Your aim is to achieve an income replacement ratio of 100%. Think of your investment portfolio as a tree and the income as the fruit. In retirement, if you have a sustainable income replacement ratio above 100%, then you can live off the tree’s fruit. If, however, your income replacement ratio is below 100%, you need to sell some of your investment capital so that you have money to sustain your lifestyle. This is like chopping branches off the tree. Eventually, if you chop too many branches off the tree, it will die. This is not the position you want your investment portfolio to be in.

Building a sustainable income replacement ratio is not something that can be achieved overnight. Firstly, you need to invest in companies that generate real (i.e. inflation-beating) dividend growth. This is necessary as your annual salary will hopefully increase over time, typically in line with inflation.

Secondly, you need to make regular investments. You should aim to invest monthly, or at the very least, quarterly (i.e. every three months).
Thirdly, you must start early. Do not leave building your retirement nest egg until you are 10 years from retirement. (As an aside, if you get this investment thing right and have a bit of good fortune, you will be retiring well before you are 65.)

Fourthly, you need patience and must have the temperament to stay the course. Do not get caught up with the latest investment fads and fashion.
Next, you must not stress about short-term macroeconomic factors. Do not worry about what the Bloomberg TV or the financial press are carrying on about. For example, at the end of 2014, who would have thought the oil price would crash as far as it did? Rather, invest “through” cycles.

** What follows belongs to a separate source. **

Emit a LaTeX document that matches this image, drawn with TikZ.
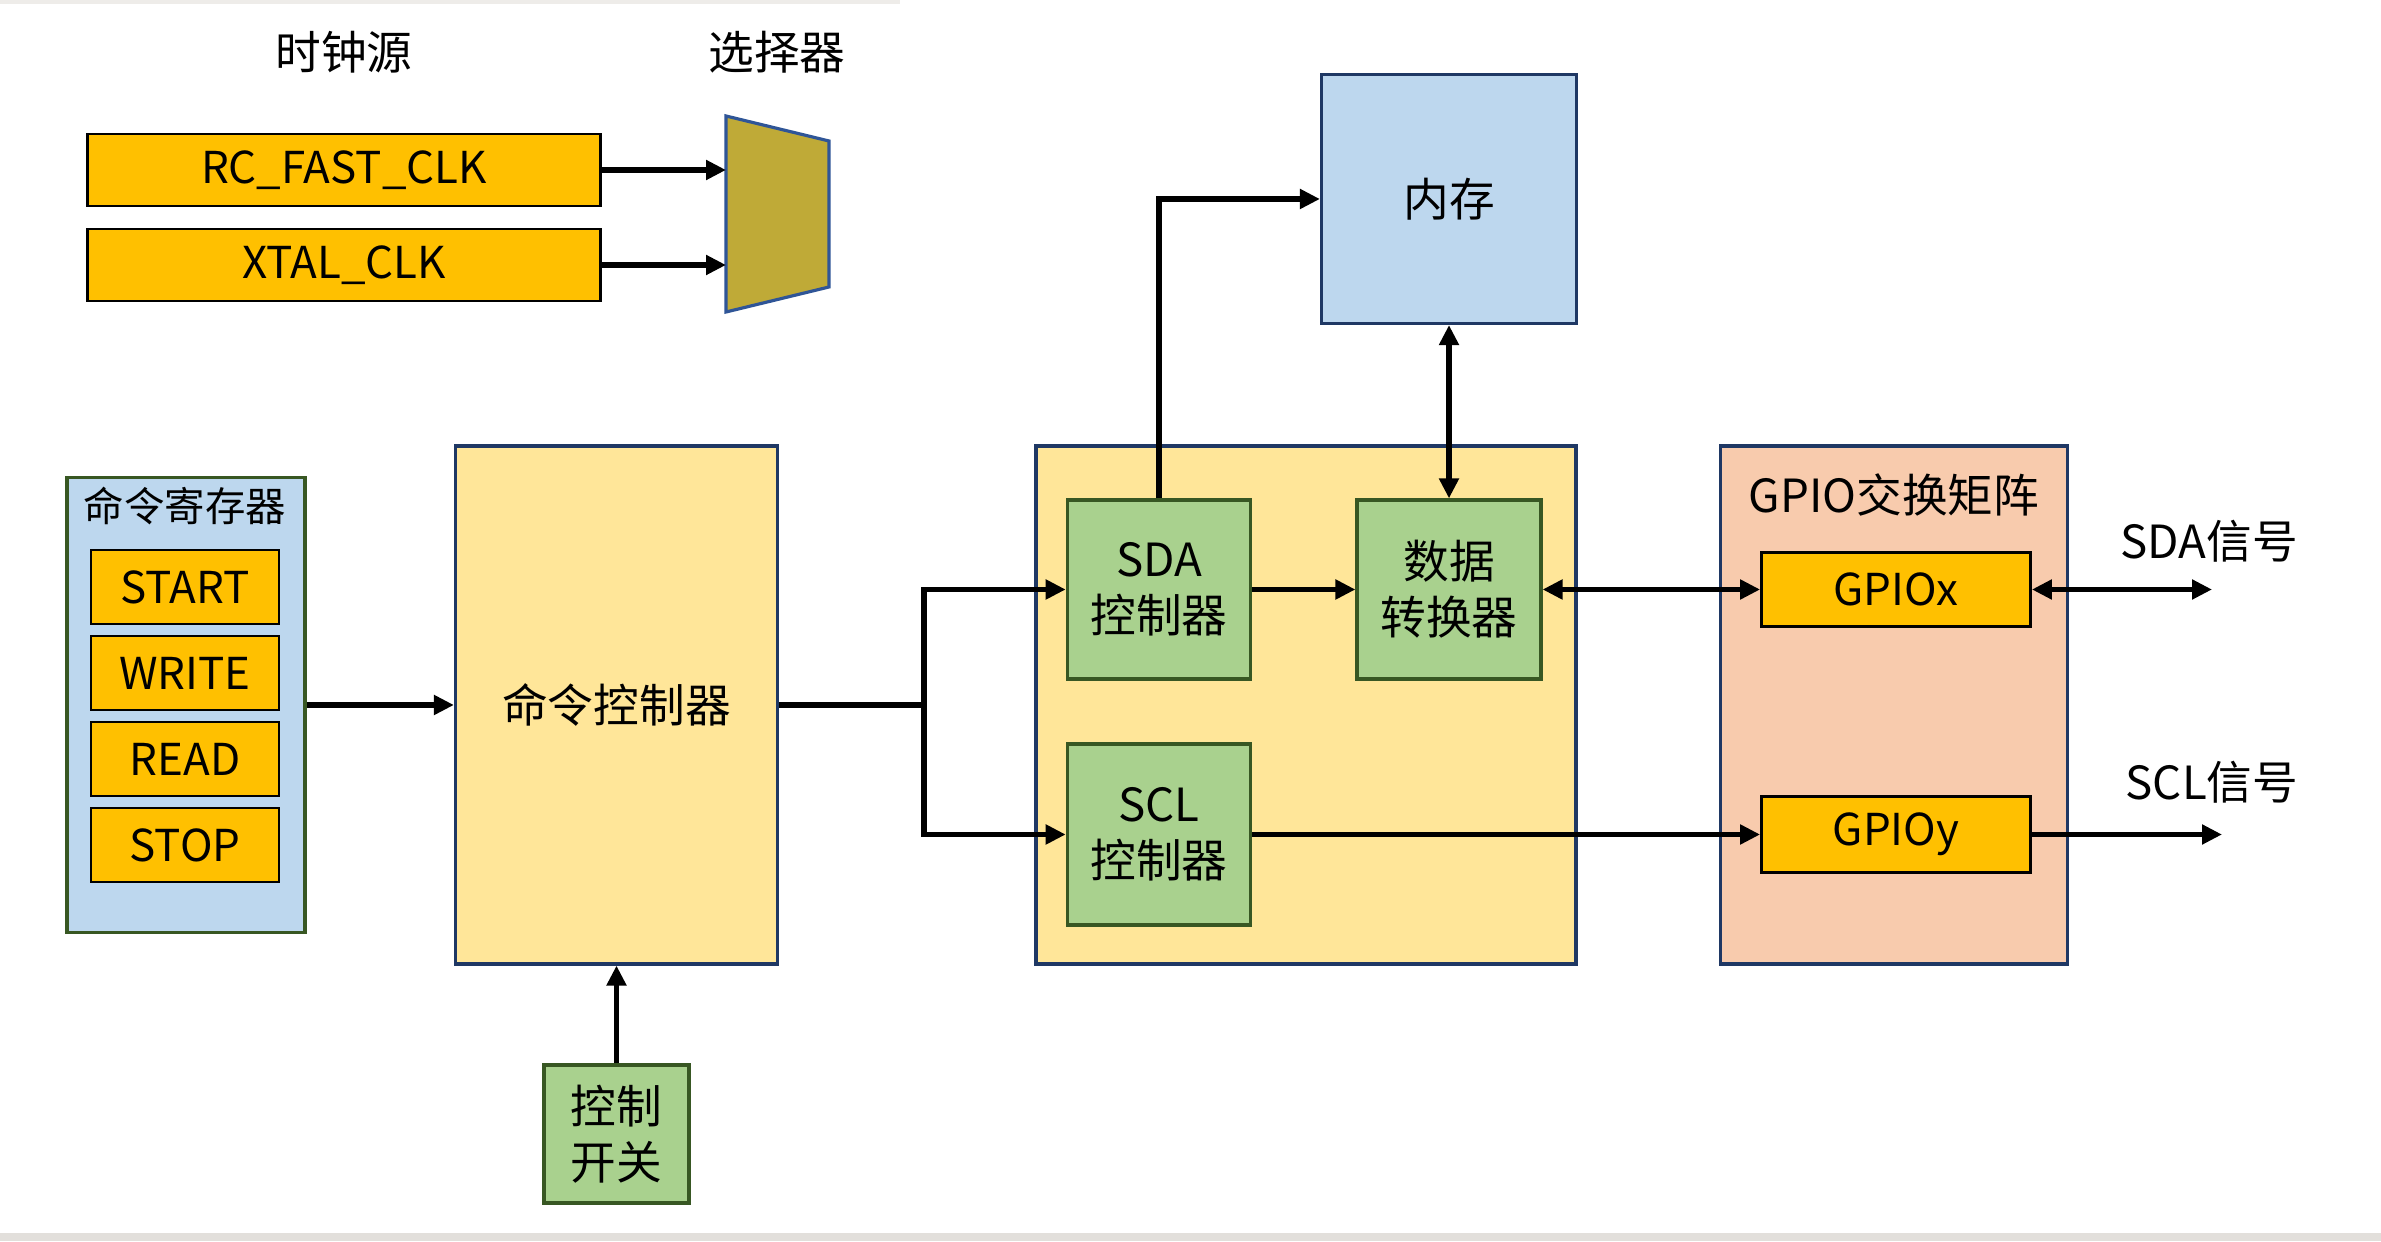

Lastly, follow a theme-based approach. Make sure you have exposure to industries that you think are going to be important. (For example, as populations age, healthcare will become more important.)

In summary, your investment plan should be to accumulate a share of great businesses over your working life. The focus is on building an income stream to replace your salary. Do not be concerned on timing your purchases or buying them at the best possible price. Try not to pay excessive prices, but it is more important to accumulate positions in the businesses and spend the longest possible time exposed to the market.


message 2: by Nik (new)

Nik Krasno | 14949 comments I can certainly agree with the goal - of having an income stream, independent of your personal efforts that would allow you a fair subsistence. Not everyone wants to retire (as we discussed on some other thread), but everyone probably wants to be in the position to do so harmlessly.
Not sure - shares alone can be the means to avail a steady income through dividends though. I agree that looking at long-term, some on-the-way turbulence on the markets shouldn't be of immediate concern, but still shares are considered as 'speculative' and thus risky instrument. That's how they are viewed by banks, pension funds, etc, which usually hedge portfolios with 'solid' instruments like government bonds (also not foolproof in my opinion) and so on.
Having zero interest on deposits in many countries these days, the banks developed different products where you can choose shares of some industry (say - high tech) and earn increase, but not lose, if they decrease.
For example, you can say - hey Google (Alphabet) is the (or one of the) most valuable companies, what can possibly go wrong? And I mean, I understand the point that it doesn't matter if their share costs 5$ today, 10 tomorrow, 1 in a year, as long as the dividends are paid. But what if it disappears: like AltaVista before or Yahoo (almost)? A better algorithm may win, monopoly may be dissolved (hardly but still), billions dollar worth fines levied (like EU threatening Apple) or suits brought. Or is there something that will yield dividends no matter what happens? One can lose the tree -:(
Shares can certainly be a part of an overall investment portfolio, but probably a diversification would be a bit safer - to have income generating real estate, deposits, royalties (hardly, huh? -:)) and so on.


message 3: by Geoff (new)

Geoff Noble (geoffnoble) | 7 comments Thanks for your thoughts, Nik. Agree on the diversification point - I suppose shares are what I know. I only really have 4% to 5% of my portfolio exposed to any one company. All the companies I invest in are good dividend payers so not a train-smash if one or two of them let me down!


message 4: by Joanna (new)

Joanna Elm | 145 comments One problem of investing in companies that are good dividend payers while you are also working and making an income from employment is that you pay income tax on both. At least that is the case in the U.S. That is why the more traditional route is to go for growth while you are employed, grow your portfolio with shares in companies or funds that will increase the value of the shares, and then when you want to retire convert your portfolio to good dividend payers.


message 5: by Geoff (new)

Geoff Noble (geoffnoble) | 7 comments Thanks for your comments, Joanna. Food for thought.